In einem packenden Schlagabtausch mit zwei Kreisläufern bei der HSG und dem eingewechselten Benjamin Schweda ging es nun hin und her. Fabian Schlaich besorgte die 21:20-Führung (45.), ehe Hamm das Wurfpech der Konstanzer nach dem 23:24 zu einem Zwischenspurt und dem 27:23 nutzte. Die vermeintliche Vorentscheidung. Doch obwohl nur noch fünf Minuten zu spielen waren, beeindruckten die Gelb-Blauen aus der größten Stadt am Bodensee noch einmal mit bravourösem Kampf bis zum Umfallen – und wurden dafür belohnt. Drei schnelle Tore und Konstanz war tatsächlich auf 26:27 an Hamm dran, bei noch immer mehr als zwei Minuten Spielzeit. Und das, obwohl die Hausherren zuvor schon wieder an Pfosten und Latte gescheitert waren. Fridgeirsson hatte dann die endgültige Entscheidung in der Hand, Siebenmeter, Duell gegen Konstantin Poltrum. Sieger: Poltrum! Der zweite parierte Strafwurf und seine insgesamt 17. Parade (38 Prozent gehaltene Bälle) brachte die Eblen-Equipe eine Minute vor dem Ende in Ballbesitz. An diesem Abend, an dem trotz großen Willens und Kampfes in entscheidenden Situationen immer wieder nicht der wichtige Big Point gelang, rutschte Konstanz nach einem unpräzisen Zuspiel der Ball aus den Händen. Christoph Neuhold netzte, zuvor sekundenlang auf der Stelle vor dem Tor verharrend, schließlich mit der Schlusssirene zum 26:28-Endstand ein.
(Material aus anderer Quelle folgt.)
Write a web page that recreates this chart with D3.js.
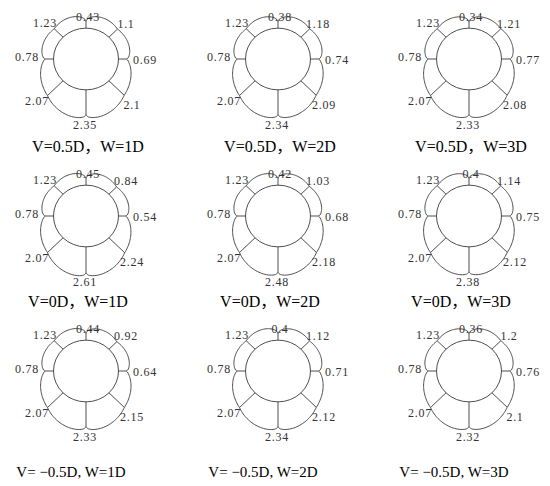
<!DOCTYPE html>
<html>
<head>
<meta charset="utf-8">
<script src="https://cdn.jsdelivr.net/npm/d3@7/dist/d3.min.js"></script>
<style>
  html, body { margin: 0; padding: 0; background: #fff; }
  svg { display: block; }
</style>
</head>
<body>
<div id="chart"></div>
<script>
// ---- data ----
// spoke order: top, top-right, right, bottom-right, bottom, bottom-left, left, top-left
const directions = ["top", "top-right", "right", "bottom-right", "bottom", "bottom-left", "left", "top-left"];
const panelTitles = [
  "V=0.5D，W=1D", "V=0.5D，W=2D", "V=0.5D，W=3D",
  "V=0D，W=1D", "V=0D，W=2D", "V=0D，W=3D",
  "V= −0.5D, W=1D", "V= −0.5D, W=2D", "V= −0.5D, W=3D"
];
const v05_w1 = [0.43, 1.1, 0.69, 2.1, 2.35, 2.07, 0.78, 1.23];
const v05_w2 = [0.38, 1.18, 0.74, 2.09, 2.34, 2.07, 0.78, 1.23];
const v05_w3 = [0.34, 1.21, 0.77, 2.08, 2.33, 2.07, 0.78, 1.23];
const v0_w1 = [0.45, 0.84, 0.54, 2.24, 2.61, 2.07, 0.78, 1.23];
const v0_w2 = [0.42, 1.03, 0.68, 2.18, 2.48, 2.07, 0.78, 1.23];
const v0_w3 = [0.4, 1.14, 0.75, 2.12, 2.38, 2.07, 0.78, 1.23];
const vm05_w1 = [0.44, 0.92, 0.64, 2.15, 2.33, 2.07, 0.78, 1.23];
const vm05_w2 = [0.4, 1.12, 0.71, 2.12, 2.34, 2.07, 0.78, 1.23];
const vm05_w3 = [0.36, 1.2, 0.76, 2.1, 2.32, 2.07, 0.78, 1.23];
const panelValues = [v05_w1, v05_w2, v05_w3, v0_w1, v0_w2, v0_w3, vm05_w1, vm05_w2, vm05_w3];

// ---- layout ----
const W = 550, H = 486;
const colX = [86, 278, 469];
const rowY = [59, 216, 371];
const titleDx = [2, -8, -15];
const titleY = [152, 307, 477];
const titleSize = [16, 16, 15];
const R = 32.5;          // inner circle radius
const SY = 0.95;         // vertical squash of the figure
const angles = [90, 45, 0, -45, -90, -135, 180, 135].map(d => d * Math.PI / 180);
const spokeBase = [4.8, 6.5, 4.5, 11, 14.2, 11.6, 4.4, 6.3];   // drawing offset per direction (px)
const lobeBulge = [4.8, 3.2, 1.5, 5, 5, 1.5, 3.2, 4.8];         // bulge of lobe from spoke i to i+1 (px)
const labelOffsets = [[2, -38], [40, -31], [59, 5], [46, 50], [-1, 70], [-49, 46], [-59, 2], [-41, -32]];

const lenScale = d3.scaleLinear().domain([0, 1]).range([0, 5]);

const svg = d3.select("#chart").append("svg").attr("width", W).attr("height", H)
  .style("font-family", "'Liberation Serif', 'Noto Sans CJK SC', 'Times New Roman', serif");

const toXY = (a, r) => [r * Math.cos(a), -r * Math.sin(a) * SY];
const line = d3.line().curve(d3.curveCatmullRom);
const stroke = "#3a3a3a";
// lobe profile: steep (cusp) at the cardinal spoke (s=0), gentle at the diagonal spoke (s=1)
const profile = s => 2.6 * Math.sqrt(Math.max(s, 0)) * (1 - s);

panelValues.forEach((vals, p) => {
  const row = Math.floor(p / 3), col = p % 3;
  const g = svg.append("g").attr("transform", `translate(${colX[col]},${rowY[row]})`);

  // inner circle
  g.append("ellipse").attr("rx", R).attr("ry", R * SY)
    .attr("fill", "none").attr("stroke", stroke).attr("stroke-width", 0.9);

  const outer = vals.map((v, i) => R + spokeBase[i] + lenScale(v));

  // spokes
  g.selectAll("line.spoke").data(vals).join("line").attr("class", "spoke")
    .attr("x1", (d, i) => toXY(angles[i], R)[0])
    .attr("y1", (d, i) => toXY(angles[i], R)[1])
    .attr("x2", (d, i) => toXY(angles[i], outer[i])[0])
    .attr("y2", (d, i) => toXY(angles[i], outer[i])[1])
    .attr("stroke", stroke).attr("stroke-width", 0.9);

  // lobes between adjacent spokes
  vals.forEach((v, i) => {
    const j = (i + 1) % 8;
    let a1 = angles[i], a2 = angles[j];
    while (a2 > a1) a2 -= 2 * Math.PI;   // clockwise
    const r1 = outer[i], r2 = outer[j];
    const fromCardinal = (i % 2 === 0);
    const pts = d3.range(0, 1.0001, 1 / 30).map(t => {
      const a = a1 + (a2 - a1) * t;
      const s = fromCardinal ? t : 1 - t;
      const r = r1 + (r2 - r1) * t + lobeBulge[i] * profile(s);
      return toXY(a, r);
    });
    g.append("path").attr("d", line(pts)).attr("fill", "none")
      .attr("stroke", stroke).attr("stroke-width", 0.9);
  });

  // value labels
  g.selectAll("text.val").data(vals).join("text").attr("class", "val")
    .attr("x", (d, i) => labelOffsets[i][0])
    .attr("y", (d, i) => labelOffsets[i][1])
    .attr("text-anchor", "middle")
    .attr("font-size", 12)
    .attr("letter-spacing", 0.7)
    .attr("fill", "#333")
    .text(d => String(d));

  // title
  svg.append("text")
    .attr("x", colX[col] + titleDx[row])
    .attr("y", titleY[row])
    .attr("text-anchor", "middle")
    .attr("font-size", titleSize[row])
    .attr("fill", "#000")
    .text(panelTitles[p]);
});
</script>
</body>
</html>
Stephan Just atmete deshalb noch einmal tief durch, bevor er bekannte: „Es hätten beide Mannschaften heute einen Sieg verdient und über ein Unentschieden hätten wir uns nicht beschweren können.“ Daniel Eblen stimmte auch diesen fairen Ausführungen zu und erklärte: „Dass uns Paul kurz vor dem Spiel ausfällt und später auch noch Felix mit der Roten Karte hat es unglaublich schwer gemacht. Deshalb ein Riesenkompliment an meine Spieler, die ein tolles Spiel gemacht haben. Wenn wir unsere klaren Chancen reinmachen, wird es hier noch einmal richtig eng.“ Auch er richtete noch ein besonderes Dankeschön an die Fans für eine wahnsinnige Unterstützung: „Kompliment an unsere Halle, was hier passiert ist unglaublich. Die Fans stehen immer hinter uns. Vielen Dank!“

HSG Konstanz: Konstantin Poltrum (17 Paraden), Stefan Hanemann (Tor); Fabian Schlaich (4), Benjamin Schweda (1), Gregor Thomann (7/3), Mathias Riedel (5), Matthias Stocker (4/1), Michael Oehler (1), Felix Krüger (1), Fabian Maier-Hasselmann, Felix Gäßler (2), Tim Jud, Chris Berchtenbreiter, Sebastian Bösing (1).

Trainer: Daniel Eblen

ASV Hamm-Westfalen: Storbeck (9 Paraden), Doden (Tor); Huesmann (7), Brosch (1), Fuchs, Fridgeirsson (1), Macke (1), Gudat (3), Zintel (3/2), Höning (1), Possehl (3), Neuhold (5), Savvas (3).